The construction of the Saipu village school in Ramechhap district was the first project undertaken by Kam For Sud and marked the beginning of a fruitful partnership with the Saipu community that has lasted twenty years.

 

From the earliest stages of planning, the main objective has been to ensure access to schooling for all children in Saipu, particularly girls and pupils belonging to the lowest castes. A key aspect was the active participation of local people in all stages of the project: from planning to the practical work of building and then running the school.
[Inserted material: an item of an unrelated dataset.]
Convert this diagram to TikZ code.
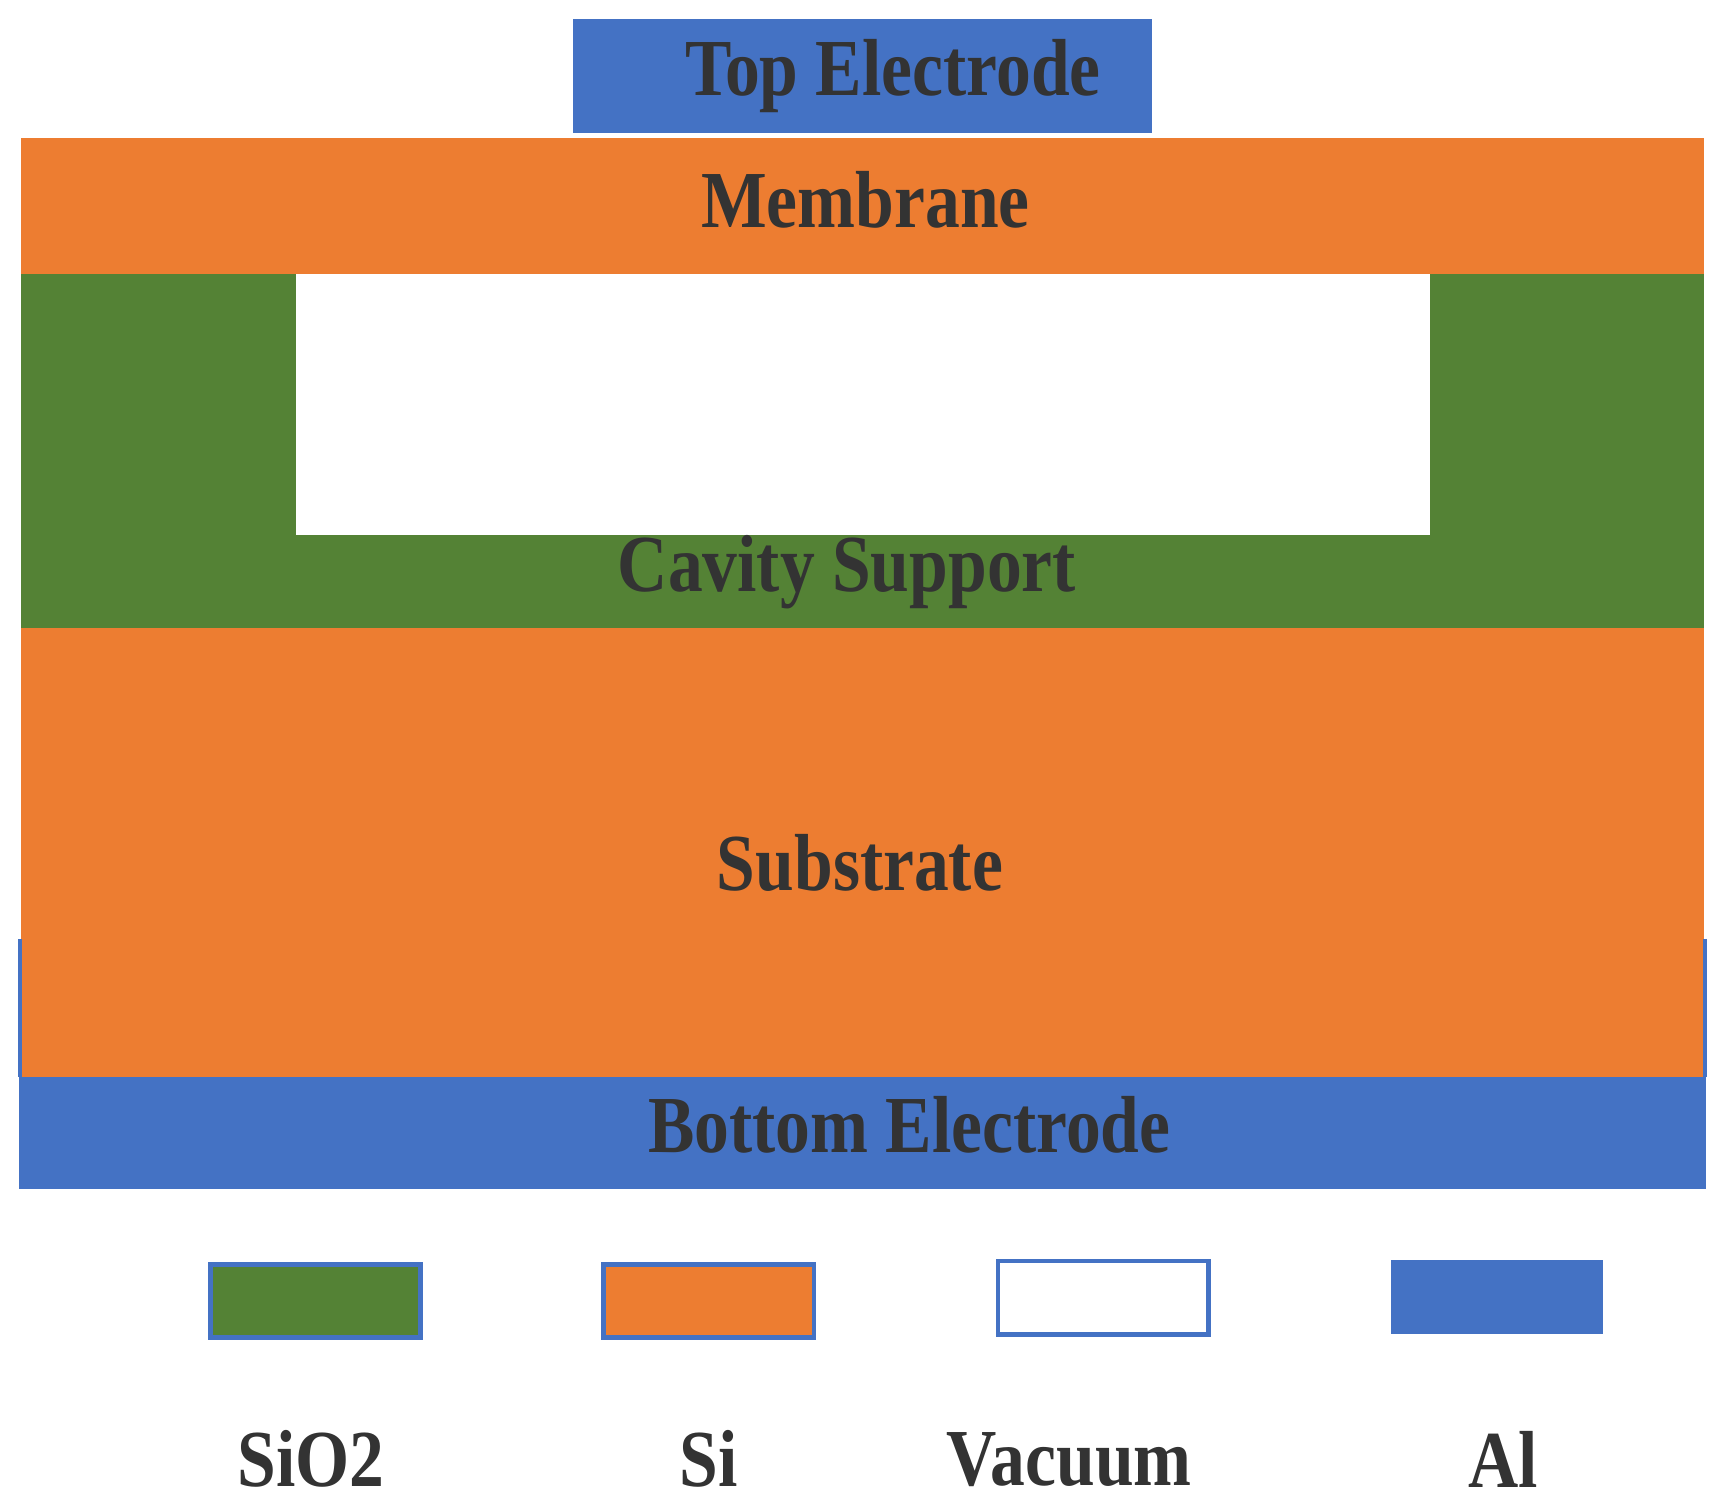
\documentclass[tikz,border=0pt]{standalone}
\usepackage{fontspec}
\setmainfont{Liberation Serif}
\usepackage{graphicx}
\definecolor{orng}{HTML}{ED7D31}
\definecolor{grn}{HTML}{548235}
\definecolor{blu}{HTML}{4472C4}
\definecolor{txt}{HTML}{333333}
\newcommand{\lbl}[1]{\scalebox{0.86}[1]{#1}}
\begin{document}
\begin{tikzpicture}[x=0.01cm,y=-0.01cm,
  t/.style={font=\fontsize{21}{24}\selectfont\bfseries,text=txt,inner sep=0pt,anchor=center},
  leg/.style={draw=blu,line width=1.2pt}]
\useasboundingbox (0,0) rectangle (1560,1370);
\fill[blu] (523,17) rectangle (1052,121);
\fill[orng] (19,126) rectangle (1555,250);
\fill[grn] (19,250) rectangle (1555,573);
\fill[white] (270,250) rectangle (1305,488);
\fill[orng] (19,573) rectangle (1555,983);
\draw[blu,line width=1pt] (18,857) -- (18,983) (1556,857) -- (1556,983);
\fill[blu] (17,983) rectangle (1557,1085);
\node[t] (top) at (815,69) {\lbl{Top Electrode}};
\node[t] (mem) at (790,182) {\lbl{Membrane}};
\node[t] (cav) at (773,522) {\lbl{Cavity Support}};
\node[t] (sub) at (785,788) {\lbl{Substrate}};
\node[t] (bot) at (830,1027) {\lbl{Bottom Electrode}};
\filldraw[leg,fill=grn] (192,1154) rectangle (384,1221);
\filldraw[leg,fill=orng] (551,1154) rectangle (743,1221);
\filldraw[leg,fill=white] (911,1151) rectangle (1103,1218);
\fill[blu] (1270,1150) rectangle (1463,1218);
\node[t] (l1) at (284,1332) {\lbl{SiO2}};
\node[t] (l2) at (647,1332) {\lbl{Si}};
\node[t] (l3) at (976,1332) {\lbl{Vacuum}};
\node[t] (l4) at (1372,1332) {\lbl{Al}};
\end{tikzpicture}
\end{document}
With the exception of a few bags of cement and very few other products, the school was built with local materials (stone and wood) and through the labor of many Saipu men.

 

In this way, almost all of the expenditure was invested in the village itself, allowing many migrant worker families to stay together for an entire year. The locally invested capital also enabled the development of a certain village micro-economy.

 

The construction of toilets with running water served the dual purpose of making toilets available to the students and serving as a model for the construction of similar facilities in the village.

In April 2000 the new school in Saipu was inaugurated, which is spacious, bright and equipped with toilets with running water. A small library with books in Nepali and English is available to pupils, while a large meeting hall, as well as the forecourt in front of the school, are used for community meetings and activities.

The school accommodates three hundred pupils and offers a schooling program up to 10th grade; at least half of the pupils are girls. Progressively, responsibility for teachers’ salaries was transferred to the Nepalese government.

Educational support for teachers

Kam For Sud later promoted an educational program to try to improve the quality of teaching, which was traditionally based on choral repetition rather than real comprehension or autonomous search for solutions by learners. From math to languages, from science to history, everything was simply recited from memory, in chorus, learning to react automatically to certain questions.

The objective of the teaching program was to propose more modern teaching methods and awaken new potentials in the dynamics of knowledge transmission at school. The program was carried out by several Swiss teachers, volunteers and civilians, who each stayed six months in Saipu between 2009 and 2013.

The 2015 earthquake damaged the school, which was rebuilt as part of the village reconstruction project along with other public facilities and the nearly nine hundred houses in the Saipu district.